I once monitored a group of black-crowned, grey-backed crows on the southwest coast of Ireland. The Eurasian Grey Crows flapped about bee-buzzing fuchsia hedgerows surrounding my friend’s cottage that overlooked Roaring Water Bay, settling on the dead branches of a crab apple tree. I’m not a birder but enough of a bird lover to know these tuxedoed beauties were not something I saw in the trees around Chicago.
My Irish host caught me up on the folkloric nickname for the Grey Crow—the Morrigan, after a Celtic witch, a foreteller of doom. Wikipedia informed me the name is derived from the word “maere” connoting terror, as in night-mare. Maere is my sister’s name. The “rigan” in mor-rigan translates as queen, as does my name, Regan. Maere-Regan equals Mor-rigan, or the nightmarish queen. Dear god. Reading this felt like the Morrigan had staked terrifying messages to my head: You can’t escape her. She’s gonna get you. It’s taken a few fearful years to calm down and imagine the Morrigan, the Grey Crow, may have stolen my childhood memories of Maere, saving her from whatever nasty old stories I might expose in my book.

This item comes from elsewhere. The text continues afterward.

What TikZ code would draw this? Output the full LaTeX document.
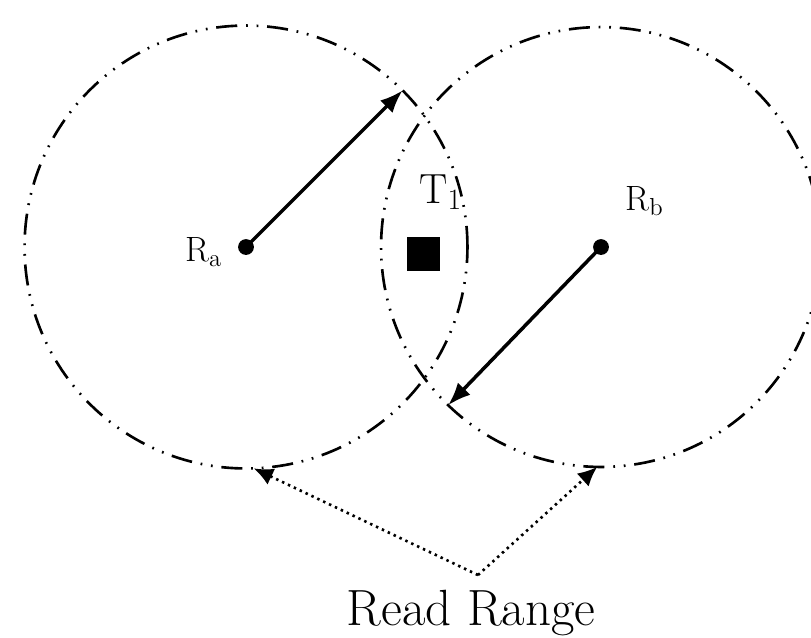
\documentclass[tikz,border=0pt]{standalone}
\usepackage{fontspec}
\usepackage{amsmath}
\usetikzlibrary{arrows.meta}

\tikzset{
  readzone/.style={draw, circle, inner sep=0pt, outer sep=0pt, line width=1.5pt,
    dash pattern=on 12pt off 5pt on 1pt off 5pt on 1pt off 5pt},
  reach/.style={-{Latex[length=13pt,width=10pt]}, line width=2pt},
  pointer/.style={-{Latex[length=11pt,width=10pt]}, line width=1.5pt,
    dash pattern=on 1.4pt off 2.3pt},
  lbl/.style={font=\fontsize{20}{24}\selectfont, inner sep=0pt},
}

\begin{document}
\begin{tikzpicture}[x=0.02cm, y=-0.02cm]
  \useasboundingbox (0,0) rectangle (811,637);
  \coordinate (Ra) at (246,247); \coordinate (Rb) at (601,247);
  \node[readzone, minimum size=8.86cm] (ca) at (Ra) {};
  \node[readzone, minimum size=8.8cm] (cb) at (Rb) {};
  \fill (Ra) circle[radius=4.5pt];
  \fill (Rb) circle[radius=4.5pt];
  \draw[reach] (Ra) -- (ca.45);
  \draw[reach] (Rb) -- (cb.226.5);
  \node[fill, minimum size=0.67cm, inner sep=0pt] (tag) at (423.5,254) {};
  \node[lbl, anchor=base west] (la) at (185,261) {R\textsubscript{a}};
  \node[lbl, anchor=base west] (lb) at (625,210) {R\textsubscript{b}};
  \node[font=\fontsize{24}{28}\selectfont, inner sep=0pt, anchor=base west] (lt) at (419,203) {T\textsubscript{1}};
  \node[font=\fontsize{29}{34}\selectfont, inner sep=0pt, anchor=base] (rr) at (471,625) {Read Range};
  \coordinate (apex) at (478,575);
  \draw[pointer] (apex) -- (ca.-88.5);
  \draw[pointer] (apex) -- (cb.-91.5);
\end{tikzpicture}
\end{document}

As the arctic blast began serrating its way from the North Pole down toward the Lower Forty-Eight, the goal of every bird in Chicago was to gorge themselves, find a safe place, and stay still to conserve the calories heating their bodies. The weather should have kept the crows out of sight.
Instead, it brought them to me.
Day Two: minus 21°. The ice wall on one of my windows melted enough for a small lookout. I abandoned Mrs. Maisel and placed a chair well away from the clearing to observe the crows without startling them. I prayed. Come back. Please come back. They first landed late-morning. A mighty set of black wings fluttered a plumped-up body onto the balcony railing and the rest followed, a family of five, dipping to the balcony floor for leftovers. They flew off and came back. Again. And again. And again. I remained still throughout, trying to lock eyes with Alpha bird. After hours of transfixation, out of nowhere, I trembled. Uh-oh. Were these bad omens? Come to steal more memories?
In the late afternoon, the temperature rose to minus 2 degrees. I strapped my dog Henry into his dreaded boots, packed myself in layers of cold weather gear, and set out. We clipped along the crackling tree-lined sidewalk. A crow cawed overhead.
Again. And again. And again.
It reminded me of a time I was in Los Olivos, California, visiting my friend Cappi. A Magpie couple perched atop a shed behind a garden shop. Magpies, whom I’ve come to think of as the most intelligent of the corvids, never fly over to the Midwest where I live, so I went round to have a chat with them. They squawked back and I was so enchanted poor Cappi had trouble moving me on. We drove five miles up Figueroa Mountain Road to Michael Jackson’s Neverland Ranch for a look-see. He had died two years before. We snapped each other’s photos in front of the Neverland iron gates before the guard shooed us away. And right there overhead in the olive trees cawing at us were two Magpies. They followed us all the way back to town, swooping down on the car and yelling, as if they were chasing us away from some danger at Michael Jackson’s ranch.
“Cappi! Look! They’re protecting us! Look! Look!” I yelled over and over. Cappi averted her eyes. She was terrified.
The ice curtain melted after the two-day Polar Vortex moved to the east, opening up my quasi-natural bird blind. When I’m inside my apartment, without the benefit of an opaque ice shield, the cautious crows keep their distance. Once in a while, when I’m out in front of my building with Henry, they call to me. I watch them fly from the elms to the ginkgo to the light poles until they reach my balcony and drop onto the deck to scrounge for the handful of peanuts I keep there.
Crows may be mythological harbingers of doom and tricksters out to capture my soul, but if they’ve stolen the bad memories of my sister, I forgive them for all of it. I gladly delete that chapter from my book.